Would you quote the material below from its first line through the line containing "import numpy as np", exactly and with both ends included?

(Charts and diagrams as code)
--- Begin ---

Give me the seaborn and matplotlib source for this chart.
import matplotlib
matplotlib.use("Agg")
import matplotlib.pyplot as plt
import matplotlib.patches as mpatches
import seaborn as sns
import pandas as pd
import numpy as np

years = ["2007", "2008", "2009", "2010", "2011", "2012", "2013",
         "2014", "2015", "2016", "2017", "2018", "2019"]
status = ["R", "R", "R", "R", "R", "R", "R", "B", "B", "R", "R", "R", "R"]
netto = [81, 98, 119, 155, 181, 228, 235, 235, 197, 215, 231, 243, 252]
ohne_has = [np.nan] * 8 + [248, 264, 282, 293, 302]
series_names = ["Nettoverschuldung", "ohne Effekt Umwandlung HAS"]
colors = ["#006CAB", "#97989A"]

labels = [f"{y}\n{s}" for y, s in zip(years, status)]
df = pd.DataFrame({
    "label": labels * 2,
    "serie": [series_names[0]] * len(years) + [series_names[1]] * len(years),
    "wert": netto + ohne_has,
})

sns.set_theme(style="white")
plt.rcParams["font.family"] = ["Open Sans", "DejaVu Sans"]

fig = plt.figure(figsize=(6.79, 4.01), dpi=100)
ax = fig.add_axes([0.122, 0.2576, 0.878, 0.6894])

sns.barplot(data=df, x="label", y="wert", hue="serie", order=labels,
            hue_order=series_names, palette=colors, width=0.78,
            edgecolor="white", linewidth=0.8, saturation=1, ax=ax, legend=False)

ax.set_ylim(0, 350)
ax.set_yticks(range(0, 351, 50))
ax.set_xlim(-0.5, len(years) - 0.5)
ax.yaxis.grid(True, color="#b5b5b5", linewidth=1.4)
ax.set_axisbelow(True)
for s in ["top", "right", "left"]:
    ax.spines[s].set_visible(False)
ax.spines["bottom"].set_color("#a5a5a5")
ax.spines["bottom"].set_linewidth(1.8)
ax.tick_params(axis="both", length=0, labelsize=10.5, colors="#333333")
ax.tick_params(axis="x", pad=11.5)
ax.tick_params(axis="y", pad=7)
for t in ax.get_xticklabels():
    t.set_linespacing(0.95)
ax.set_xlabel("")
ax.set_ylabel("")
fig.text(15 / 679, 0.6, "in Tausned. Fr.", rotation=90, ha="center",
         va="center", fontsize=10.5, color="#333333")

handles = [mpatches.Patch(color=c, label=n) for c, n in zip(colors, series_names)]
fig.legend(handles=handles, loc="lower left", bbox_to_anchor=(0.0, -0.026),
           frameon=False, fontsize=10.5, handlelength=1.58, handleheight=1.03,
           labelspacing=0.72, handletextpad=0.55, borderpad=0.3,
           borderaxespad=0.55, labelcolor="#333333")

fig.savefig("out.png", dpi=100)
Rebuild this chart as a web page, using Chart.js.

--- End ---

== RESULT FOR THIS TASK ==
Give me the seaborn and matplotlib source for this chart.
import matplotlib
matplotlib.use("Agg")
import matplotlib.pyplot as plt
import matplotlib.patches as mpatches
import seaborn as sns
import pandas as pd
import numpy as np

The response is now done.